The majority finds inconsistencies in this testimony — much as a court might do in rejecting the government’s reliance on motive testimony as adequate to show harmless error. But the burden in these post-conviction proceedings was on appellant, and the combined, mutually reinforcing testimony of these three witnesses could readily have caused the jury to ask, despite Dr. Dretchen’s opinions, how a supposedly hallucinating Lynch just happened to name as his assailant the same person— the only one on this record — with a demonstrated motive to do him serious harm. Of course, we might speculate that Lynch’s preoccupation itself with appellant’s threats to his safety made appellant a “natural” choice for a hallucinating Lynch to name as his shooter. But imputing that kind of psychologizing to the jury is not something for which even Dr. Dretchen offered support.3 And the objectivity of Lynch’s fear of reprisal by appellant for a drug debt was substantiated by (a) the eyewitness Lee Benbow, who heard the shooter say “I want my damned money” before firing multiple shots into Lynch’s car, and (b) Lawrence Brown, who was asked by appellant on the street that day whether he had seen Lynch, after which Brown heard shots fired minutes later and saw Lynch’s car swerve off the road. In short, the hypothesis offered to support reasonable doubt — that only a drug-induced fantasy caused Lynch to name appellant as his shooter — loses much of its force considering that appellant alone on the record had Lynch in his sights.

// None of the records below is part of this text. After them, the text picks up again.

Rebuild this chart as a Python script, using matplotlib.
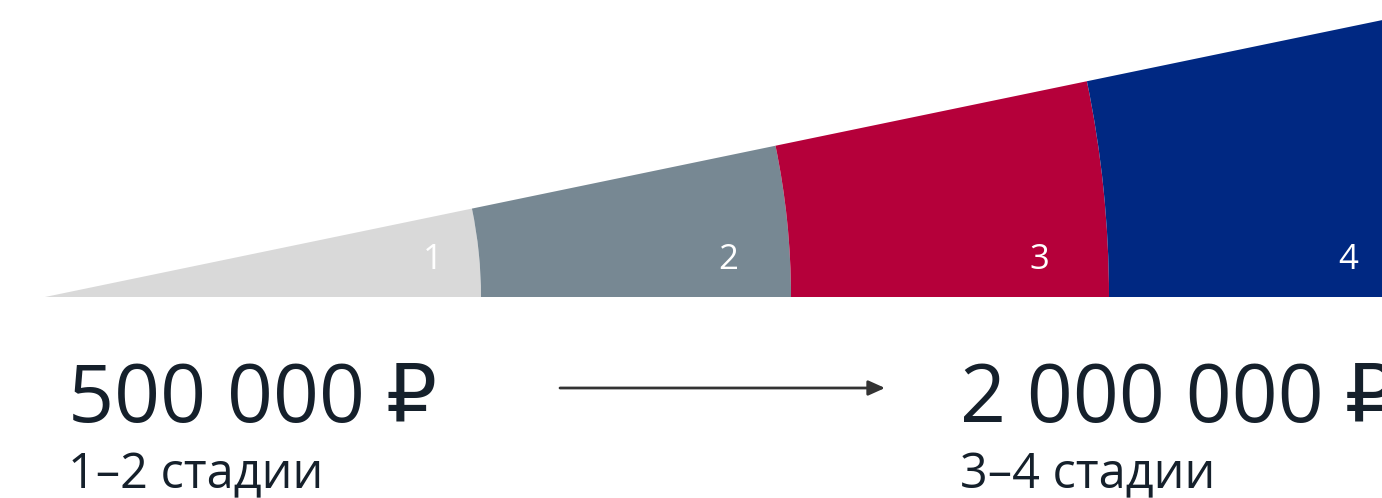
import matplotlib.pyplot as plt
from matplotlib.patches import Wedge

# stages of the cone and where each one ends (distance from the tip, px)
stages = ["1", "2", "3", "4"]
stage_ends = [436, 746, 1064, 1400]
stage_colors = ["#d9d9d9", "#778893", "#b5003a", "#002882"]

prices = ["500 000 ₽", "2 000 000 ₽"]
price_notes = ["1–2 стадии", "3–4 стадии"]

W, H = 1382, 498
tip = (45, 201)
spread = 11.7  # opening angle of the cone, degrees
fonts = ["Open Sans", "DejaVu Sans"]
ink = "#15202b"

fig = plt.figure(figsize=(W / 100, H / 100), dpi=100)
ax = fig.add_axes([0, 0, 1, 1])
ax.set_xlim(0, W)
ax.set_ylim(0, H)
ax.axis("off")

# cone sliced by arcs around the tip
inner = 0
for end, color in zip(stage_ends, stage_colors):
    ax.add_patch(Wedge(tip, end, 0, spread, width=end - inner,
                       facecolor=color, edgecolor="none"))
    inner = end

# stage numbers near the outer end of each slice
label_back = [48, 63, 70, 34]
for name, end, back in zip(stages, stage_ends, label_back):
    r = min(end, W - tip[0]) - back
    ax.text(tip[0] + r, tip[1] + 37, name, color="white", fontsize=25,
            family=fonts, ha="center", va="center")

# prices below
for x, price, note in zip([68, 960], prices, price_notes):
    ax.text(x, H - 422, price, color=ink, fontsize=58, family=fonts,
            ha="left", va="baseline")
    ax.text(x, H - 488, note, color=ink, fontsize=35, family=fonts,
            ha="left", va="baseline")

ax.annotate("", xy=(885, H - 388), xytext=(560, H - 388),
            arrowprops=dict(arrowstyle="-|>,head_length=1.0,head_width=0.45",
                            color="#333333", lw=2, shrinkA=0, shrinkB=0))

fig.savefig("out.png", dpi=100)
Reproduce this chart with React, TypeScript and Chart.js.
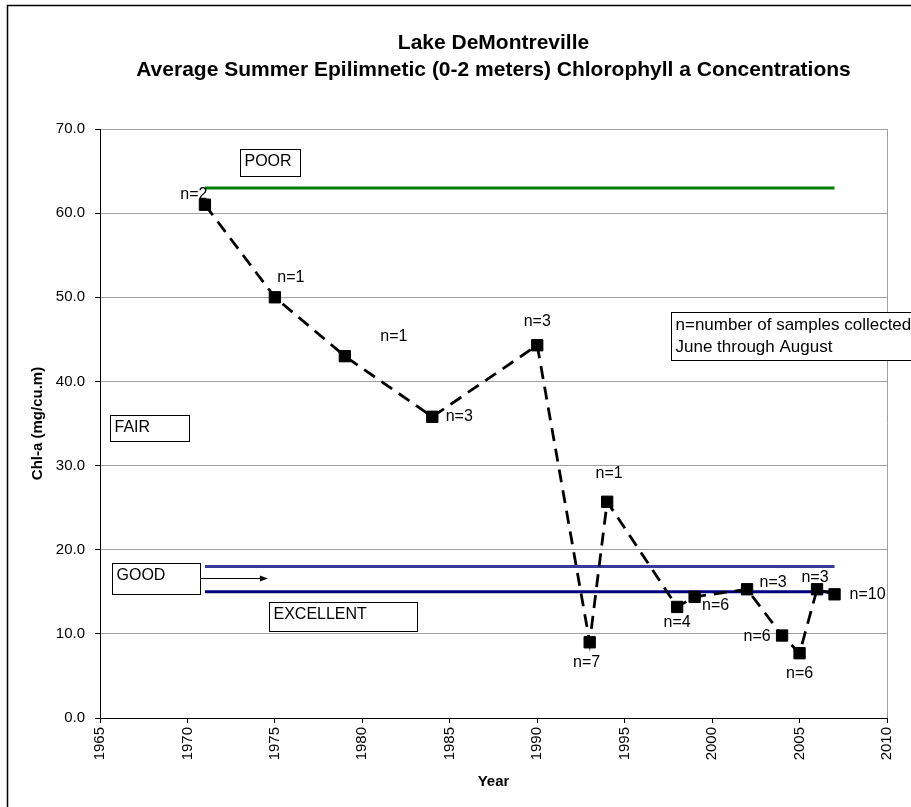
import React, { useEffect, useRef } from "react";
import { Chart, registerables } from "chart.js";

Chart.register(...registerables);

// ---------- data ----------
const years = [1971, 1975, 1979, 1984, 1990, 1993, 1994, 1998, 1999, 2002, 2004, 2005, 2006, 2007];
const chla = [61.0, 50.0, 43.0, 35.8, 44.3, 9.0, 25.7, 13.2, 14.4, 15.3, 9.8, 7.7, 15.3, 14.7];
const sampleCounts = ["n=2", "n=1", "n=1", "n=3", "n=3", "n=7", "n=1", "n=4", "n=6", "n=3", "n=6", "n=6", "n=3", "n=10"];

const criteriaSpan = [1971, 2007];
const poorLevel = 63;
const goodLevel = 18;
const excellentLevel = 15;

const xTicks = [1965, 1970, 1975, 1980, 1985, 1990, 1995, 2000, 2005, 2010];
const yTicks = [0, 10, 20, 30, 40, 50, 60, 70];

const titleLines = [
  "Lake DeMontreville",
  "Average Summer Epilimnetic (0-2 meters) Chlorophyll a Concentrations",
];
const yTitle = "Chl-a (mg/cu.m)";
const xTitle = "Year";

// ---------- annotation placement (pixel offsets / data-unit boxes) ----------
const labelOffsets: [number, number][] = [
  [-11, -10], [16, -20], [49, -20], [27, 0], [0, -24], [-3, 20], [2, -28],
  [0, 16], [21, 9], [26, -7], [-25, 1], [0, 20], [-2, -12], [33, 0],
];

const zoneBoxes = [
  { text: ["POOR"], x0: 1973.0, x1: 1976.45, y0: 67.6, y1: 64.4, size: 16 },
  { text: ["FAIR"], x0: 1965.6, x1: 1970.1, y0: 36.0, y1: 32.9, size: 16 },
  { text: ["GOOD"], x0: 1965.67, x1: 1970.72, y0: 18.45, y1: 14.7, size: 16 },
  { text: ["EXCELLENT"], x0: 1974.66, x1: 1983.14, y0: 13.8, y1: 10.35, size: 16 },
  { text: ["n=number of samples collected", "June through August"], x0: 1997.65, x1: 2013, y0: 48.3, y1: 42.5, size: 17 },
];
const arrow = { x0: 1970.72, x1: 1974.6, y: 16.64 };

const FONT = '"Liberation Sans", Arial, sans-serif';

const decorPlugin = {
  id: "decor",
  beforeDraw(chart: any) {
    const ctx = chart.ctx;
    ctx.save();
    ctx.fillStyle = "#ffffff";
    ctx.fillRect(0, 0, chart.width, chart.height);
    ctx.strokeStyle = "#000";
    ctx.lineWidth = 1.5;
    ctx.strokeRect(7.5, 5.5, chart.width + 20, chart.height + 20);
    ctx.restore();
  },
  beforeDatasetsDraw(chart: any) {
    const { ctx, chartArea } = chart;
    ctx.save();
    ctx.strokeStyle = "#a0a0a0";
    ctx.lineWidth = 1;
    const x = Math.round(chartArea.right) + 0.5;
    ctx.beginPath();
    ctx.moveTo(x, chartArea.top);
    ctx.lineTo(x, chartArea.bottom);
    ctx.stroke();
    ctx.restore();
  },
  afterDatasetsDraw(chart: any) {
    const ctx = chart.ctx;
    const meta = chart.getDatasetMeta(0);
    ctx.save();
    ctx.fillStyle = "#000";
    ctx.font = `16px ${FONT}`;
    ctx.textAlign = "center";
    ctx.textBaseline = "middle";
    meta.data.forEach((pt: any, i: number) => {
      const [dx, dy] = labelOffsets[i];
      ctx.fillText(sampleCounts[i], pt.x + dx, pt.y + dy);
    });
    ctx.restore();
  },
  afterDraw(chart: any) {
    const ctx = chart.ctx;
    const xs = chart.scales.x;
    const ys = chart.scales.y;
    ctx.save();
    // arrow
    const ay = Math.round(ys.getPixelForValue(arrow.y)) + 0.5;
    const ax0 = xs.getPixelForValue(arrow.x0);
    const ax1 = xs.getPixelForValue(arrow.x1);
    ctx.strokeStyle = "#000";
    ctx.lineWidth = 1;
    ctx.beginPath();
    ctx.moveTo(ax0, ay);
    ctx.lineTo(ax1 - 6, ay);
    ctx.stroke();
    ctx.fillStyle = "#000";
    ctx.beginPath();
    ctx.moveTo(ax1, ay);
    ctx.lineTo(ax1 - 8, ay - 3);
    ctx.lineTo(ax1 - 8, ay + 3);
    ctx.closePath();
    ctx.fill();
    // boxes
    ctx.textAlign = "left";
    ctx.textBaseline = "middle";
    zoneBoxes.forEach((b) => {
      const l = Math.round(xs.getPixelForValue(b.x0)) + 0.5;
      const r = Math.round(xs.getPixelForValue(b.x1)) + 0.5;
      const t = Math.round(ys.getPixelForValue(b.y0)) + 0.5;
      const bt = Math.round(ys.getPixelForValue(b.y1)) + 0.5;
      ctx.fillStyle = "#fff";
      ctx.fillRect(l, t, r - l, bt - t);
      ctx.strokeStyle = "#000";
      ctx.lineWidth = 1;
      ctx.strokeRect(l, t, r - l, bt - t);
      ctx.fillStyle = "#000";
      ctx.font = `${b.size}px ${FONT}`;
      b.text.forEach((line, i) => {
        ctx.fillText(line, l + 4, t + 12.5 + i * 22);
      });
    });
    ctx.restore();
  },
};

export default function App() {
  const canvasRef = useRef<HTMLCanvasElement | null>(null);

  useEffect(() => {
    const canvas = canvasRef.current;
    if (!canvas) return;
    const seg = (lvl: number) => [
      { x: criteriaSpan[0], y: lvl },
      { x: criteriaSpan[1], y: lvl },
    ];
    const chart = new Chart(canvas, {
      type: "line",
      data: {
        datasets: [
          {
            label: "Chl-a",
            data: years.map((yr, i) => ({ x: yr, y: chla[i] })),
            borderColor: "#000",
            borderWidth: 2.8,
            borderDash: [13, 8],
            pointStyle: "rect",
            pointRadius: 8,
            pointBorderWidth: 1,
            pointBackgroundColor: "#000",
            pointBorderColor: "#000",
            fill: false,
            tension: 0,
            order: 0,
          },
          {
            label: "Poor",
            data: seg(poorLevel),
            borderColor: "#008000",
            borderWidth: 3,
            pointRadius: 0,
            fill: false,
            order: 1,
          },
          {
            label: "Good",
            data: seg(goodLevel),
            borderColor: "#3a3a9c",
            borderWidth: 3,
            pointRadius: 0,
            fill: false,
            order: 1,
          },
          {
            label: "Excellent",
            data: seg(excellentLevel),
            borderColor: "#000080",
            borderWidth: 3,
            pointRadius: 0,
            fill: false,
            order: 1,
          },
        ],
      },
      options: {
        animation: false,
        responsive: false,
        devicePixelRatio: 1,
        events: [],
        layout: { padding: { left: 7, top: 0, right: 24, bottom: 0 } },
        plugins: {
          legend: { display: false },
          tooltip: { enabled: false },
          title: {
            display: true,
            fullSize: false,
            text: titleLines,
            color: "#000",
            font: { family: FONT, size: 21, weight: "bold", lineHeight: 27 / 21 },
            padding: { top: 30, bottom: 45 },
          },
        },
        scales: {
          x: {
            type: "linear",
            min: xTicks[0],
            max: xTicks[xTicks.length - 1],
            afterBuildTicks: (scale: any) => {
              scale.ticks = xTicks.map((v) => ({ value: v }));
            },
            afterFit: (scale: any) => {
              scale.height = 89;
            },
            ticks: {
              color: "#000",
              font: { family: FONT, size: 15 },
              minRotation: 90,
              maxRotation: 90,
              padding: 4,
              callback: (v: any) => String(v),
            },
            grid: {
              drawOnChartArea: false,
              drawTicks: true,
              tickLength: 5,
              tickColor: "#000",
            },
            border: { display: true, color: "#000", width: 1 },
            title: {
              display: true,
              text: xTitle,
              color: "#000",
              font: { family: FONT, size: 15, weight: "bold", lineHeight: 1.2 },
              padding: { top: 0, bottom: 16 },
            },
          },
          y: {
            type: "linear",
            min: yTicks[0],
            max: yTicks[yTicks.length - 1],
            afterBuildTicks: (scale: any) => {
              scale.ticks = yTicks.map((v) => ({ value: v }));
            },
            afterFit: (scale: any) => {
              scale.width = 93;
            },
            ticks: {
              color: "#000",
              font: { family: FONT, size: 15 },
              padding: 10,
              callback: (v: any) => Number(v).toFixed(1),
            },
            grid: {
              color: "#a0a0a0",
              lineWidth: 1,
              drawTicks: true,
              tickLength: 5,
              tickColor: "#000",
            },
            border: { display: true, color: "#000", width: 1 },
            title: {
              display: true,
              text: yTitle,
              color: "#000",
              font: { family: FONT, size: 15, weight: "bold", lineHeight: 1.2 },
              padding: { top: 22, bottom: 0 },
            },
          },
        },
      },
      plugins: [decorPlugin],
    } as any);
    return () => chart.destroy();
  }, []);

  return (
    <div style={{ position: "fixed", left: 0, top: 0, width: 911, height: 807 }}>
      <canvas ref={canvasRef} width={911} height={807} style={{ display: "block" }} />
    </div>
  );
}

*662For all of these reasons, I am not convinced that appellant has shown prejudice under Strickland’s second prong, ie., more than a possibility that testimony by Dr. Dretchen would have added enough substance to the defense case to cause reasonable doubt in the jury’s mind.4 And, because appellant cannot overcome the plain error test in arguing separately (as he did not below) that the dying declarations were testimonial under Crawford v. Washington, 541 U.S. 86, 124 S.Ct. 1354, 158 L.Ed.2d 177 (2004),5 I would affirm the judgments of conviction.

. It is not important that Robinson at the § 23-110 hearing bemoaned his own failure to pursue the expert testimony issue, because

[ajfter an adverse verdict at trial even the most experienced counsel may find it difficult to resist asking whether a different strategy might have been better, and, in the course of that reflection, to magnify their own responsibility for an unfavorable outcome. Strickland, however, calls for an inquiry into the objective reasonableness of *660counsel's performance, not counsel's subjective state of mind.

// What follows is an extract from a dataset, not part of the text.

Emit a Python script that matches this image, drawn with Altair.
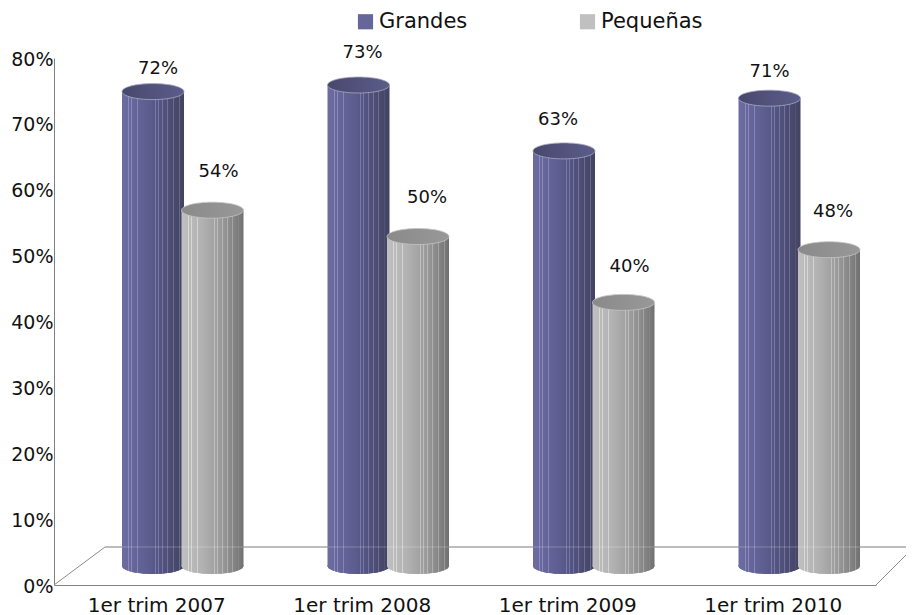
import altair as alt
import pandas as pd

# ---- data ----
periods = ["1er trim 2007", "1er trim 2008", "1er trim 2009", "1er trim 2010"]
grandes = [72, 73, 63, 71]
pequenas = [54, 50, 40, 48]
series_names = ["Grandes", "Pequeñas"]
y_ticks = [0, 10, 20, 30, 40, 50, 60, 70, 80]

# ---- layout / style constants ----
PLOT_W, PLOT_H = 822, 527
CYL_W = 62
LIFT = 2.9            # cylinders stand a little behind the front floor edge (axis %)
FLOOR_BACK = 5.77     # back floor edge (axis %)
FONT = "DejaVu Sans"
LABEL_NUDGE = {
    "Grandes": [(5, -23), (4, -32), (-6, -31), (0, -26)],
    "Pequeñas": [(6, -38), (9, -39), (6, -35), (4, -38)],
}
LEGEND_COLORS = ["#66669a", "#c0c0c0"]
STRIPES = [0.10, 0.15, 0.25, 0.53, 0.58, 0.65, 0.73, 0.82, 0.92]


def lerp(anchors, t):
    for (t0, c0), (t1, c1) in zip(anchors, anchors[1:]):
        if t <= t1:
            f = (t - t0) / (t1 - t0)
            return tuple(c0[i] + (c1[i] - c0[i]) * f for i in range(3))
    return anchors[-1][1]


def hexc(c):
    return "#%02x%02x%02x" % tuple(int(min(255, max(0, round(v)))) for v in c)


def striped(anchors, boost):
    stops = []
    for t, c in anchors:
        stops.append((t, hexc(c)))
    for s in STRIPES:
        base = lerp(anchors, s)
        light = tuple(v + boost for v in base)
        stops += [(s - 0.001, hexc(base)), (s, hexc(light)), (s + 0.014, hexc(light)), (s + 0.015, hexc(base))]
    stops.sort(key=lambda p: p[0])
    return alt.LinearGradient(
        gradient="linear", x1=0, x2=1, y1=0, y2=0,
        stops=[alt.GradientStop(offset=o, color=c) for o, c in stops],
    )


body_fill = {
    "Grandes": striped([(0, (108, 108, 160)), (0.35, (96, 96, 148)), (0.7, (80, 80, 122)), (1, (66, 66, 98))], 34),
    "Pequeñas": striped([(0, (192, 192, 192)), (0.35, (176, 176, 176)), (0.7, (148, 148, 148)), (1, (112, 112, 112))], 30),
}
top_fill = {
    "Grandes": alt.LinearGradient(gradient="linear", x1=0, x2=1, y1=0, y2=0, stops=[
        alt.GradientStop(offset=0, color="#48486e"), alt.GradientStop(offset=1, color="#5c5c8a")]),
    "Pequeñas": alt.LinearGradient(gradient="linear", x1=0, x2=1, y1=0, y2=0, stops=[
        alt.GradientStop(offset=0, color="#8a8a8a"), alt.GradientStop(offset=1, color="#989898")]),
}
edge = {"Grandes": "#a9a9c4", "Pequeñas": "#c4c4c4"}
ELLIPSE = ("M-1,0C-1,-.1425,-.5523,-.258,0,-.258C.5523,-.258,1,-.1425,1,0"
           "C1,.1425,.5523,.258,0,.258C-.5523,.258,-1,.1425,-1,0Z")

rows = []
for i, p in enumerate(periods):
    for s, vals in zip(series_names, [grandes, pequenas]):
        rows.append({"period": p, "serie": s, "value": vals[i], "i": i,
                     "top": vals[i] + LIFT, "base": LIFT})
df = pd.DataFrame(rows)

x = alt.X("period:N", sort=periods, scale=alt.Scale(domain=periods, paddingInner=0, paddingOuter=0),
          axis=alt.Axis(title=None, labelAngle=0, ticks=False, labelFontSize=20, labelFont=FONT,
                        labelColor="#111111", domainColor="#808080", labelPadding=10))
xo = alt.XOffset("serie:N", scale=alt.Scale(type="point", padding=0, domain=series_names, range=[99, 158.5]))
y_scale = alt.Scale(domain=[0, 80], nice=False, zero=False)
y_axis = alt.Axis(title=None, values=y_ticks, ticks=False, grid=False, labelExpr="datum.value + '%'",
                  labelFontSize=19, labelFont=FONT, labelColor="#111111", labelOffset=1,
                  domainColor="#808080", labelPadding=1)
y_top = alt.Y("top:Q", scale=y_scale, axis=y_axis)
y_base = alt.Y("base:Q", scale=y_scale, axis=y_axis)
y_floor = alt.Y("v:Q", scale=y_scale, axis=y_axis)

# floor
floor_back = alt.Chart(pd.DataFrame({"v": [FLOOR_BACK]})).mark_rule(color="#b4b4b4", strokeWidth=2).encode(
    x=alt.value(51), x2=alt.value(860), y=y_floor)
floor_left = alt.Chart(pd.DataFrame({"v": [0]})).mark_rule(color="#8c8c8c").encode(
    x=alt.value(0), x2=alt.value(51), y=alt.value(PLOT_H), y2=alt.value(PLOT_H - 38))
floor_right = alt.Chart(pd.DataFrame({"v": [0]})).mark_rule(color="#8c8c8c").encode(
    x=alt.value(822), x2=alt.value(860), y=alt.value(PLOT_H), y2=alt.value(PLOT_H - 38))

layers = [floor_back, floor_left, floor_right]

# legend carrier: solid base discs under the cylinders
layers.append(
    alt.Chart(df).mark_point(shape=ELLIPSE, size=CYL_W ** 2, filled=True, opacity=1).encode(
        x=x, xOffset=xo, y=y_base,
        color=alt.Color("serie:N", scale=alt.Scale(domain=series_names, range=LEGEND_COLORS),
                        legend=alt.Legend(title=None, orient="none", legendX=301, legendY=-47, columns=2,
                                          symbolType="square", symbolSize=230, labelFontSize=21, labelFont=FONT,
                                          labelColor="#111111", columnPadding=109, labelOffset=3)),
    )
)

for s in series_names:
    d = df[df.serie == s]
    base = alt.Chart(d)
    layers.append(base.mark_point(shape=ELLIPSE, size=CYL_W ** 2, filled=True, opacity=1, fill=body_fill[s]).encode(
        x=x, xOffset=xo, y=y_base))
    layers.append(base.mark_bar(width=CYL_W, fill=body_fill[s]).encode(
        x=x, xOffset=xo, y=y_top, y2=alt.Y2("base:Q")))
    layers.append(base.mark_point(shape=ELLIPSE, size=CYL_W ** 2, filled=True, opacity=1, fill=top_fill[s],
                                  stroke=edge[s], strokeWidth=0.8).encode(
        x=x, xOffset=xo, y=y_top))

# faint floor line showing through the cylinders
layers.append(alt.Chart(pd.DataFrame({"v": [FLOOR_BACK]})).mark_rule(color="#ffffff", strokeWidth=2, opacity=0.12).encode(
    x=alt.value(51), x2=alt.value(860), y=y_floor))

for s in series_names:
    for k, (dx, dy) in enumerate(LABEL_NUDGE[s]):
        d = df[(df.serie == s) & (df.i == k)]
        layers.append(alt.Chart(d).transform_calculate(label="datum.value + '%'").mark_text(
            dx=dx, dy=dy, fontSize=18, font=FONT, color="#111111", baseline="middle", align="center"
        ).encode(x=x, xOffset=xo, y=y_top, text="label:N"))

chart = alt.layer(*layers).properties(
    width=PLOT_W, height=PLOT_H,
    autosize=alt.AutoSizeParams(type="none"),
    padding={"left": 46, "top": 50, "right": 30, "bottom": 32},
    background="#ffffff",
).configure_view(stroke=None)

chart.save("out.html", embed_options={"renderer": "svg", "actions": False})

Harrington, 131 S.Ct. at 790.

. The majority is right, of course, that the defense's job at trial was only to "raise a reasonable doubt in the mind of the jurors," not "establish a probability that Lynch was high on PCP.” Ante at [658], n. 16. But on a post-conviction claim of ineffective assistance, the majority must agree that the defendant's task is the different and more demanding one of establishing "a reasonable probability that [the jury] would have returned with a different [verdict]” but for counsel’s errors. Wiggins v. Smith, 539 U.S. 510, 536, 123 S.Ct. 2527, 156 L.Ed.2d 471 (2003), quoted ante at [654].

. One might as readily expect few if any limits on a hallucinator’s reveries. Henry James on his deathbed thought he was the late emperor Napoleon.

. Appellant’s other claims of ineffectiveness, as well as the sundry other assignments of error in his pro se submissions, likewise, do not warrant relief.

. Specifically, it is not "clear” or "obvious,” United States v. Olano, 507 U.S. 725, 734, 113 S.Ct. 1770, 123 L.Ed.2d 508 (1993), that dying declarations as a category or Lynch’s dying statements in particular would be inadmissible under Crawford. See, e.g. Michigan v. Bryant, — U.S. -, -, 131 S.Ct. 1143, 1177, 179 L.Ed.2d 93 (2011) (Ginsburg, J., dissenting).